In other districts, including San Francisco and San Diego, parents and teachers have organized to help walk students to school. Some teachers and parents have also organized rides for students whose families are afraid to leave their homes.

In August, during the first week of school in San Diego, federal immigration officers detained a father outside an elementary school while he waited to pick up his child. San Diego Unified School District Superintendent Fabiola Bagula later said during a California Department of Education webinar that the incident spread fear among parents, but the community response helped improve attendance.

“What I’ve seen is the community rising up, saying, ‘We’re not going to stand for this, and actually we’re going to walk each other’s children to school,’” Bagula said.

In Los Angeles and San Diego, teachers cruise neighborhoods in the early morning before school to look for ICE, said Lupe Carrasco Cardona, a Los Angeles ethnic studies teacher and chair of the Association of Raza Educators (Los Angeles). 

She said in addition to patrolling the streets, teachers have fundraised to bring grocery store gift cards and bags of rice and beans to families who were afraid to leave their homes after hearing about immigration raids. During the winter break, they also brought toys to children.

“If they’re worried about food, housing insecurity, their parents not being there when they come home, how can you teach them? In a perfect world, I would eradicate those issues. But in this world, we are just doing what we can,” Carrasco Cardona said.

She said this year, many students, especially recent immigrants, stopped coming to school. Some started working after their parents were detained or deported.
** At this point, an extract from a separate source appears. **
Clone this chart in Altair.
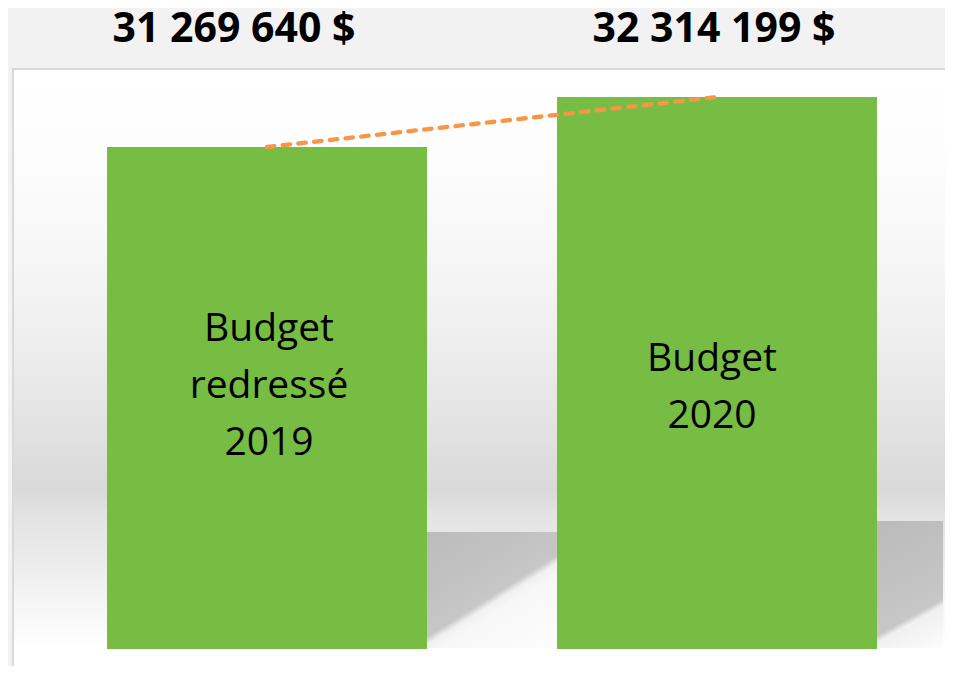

One student said the help the teachers gave her family helped motivate her to apply to college, and she was just accepted to several universities with a full scholarship.

“They’ve lived in such fear they were almost paralyzed, and she wasn’t even going to come to her senior year,” Carrasco Cardona said. “We had to assure her that we’re going to do anything we can to protect her.”

Tierre Mesa, a middle school principal in Oakland, said the patrols have had a positive impact on the students, who see the community’s support in action. 

“There’s so much messaging in the media right now that makes our students and families feel like they’re not cared for and that they’re not wanted, and for our kids particularly, that there’s something wrong with them,” Mesa said. “To see people showing up every day in support of them is just hugely important.”

Imai Hong said principals have told her too that the patrols improve attendance.

“Parents were feeling more confident bringing their kids to school, knowing that there were another set of eyes keeping a lookout,” she said. “That to me really drove home that we’re actually out here as much to protect access to education as we are here to deter ICE abductions.”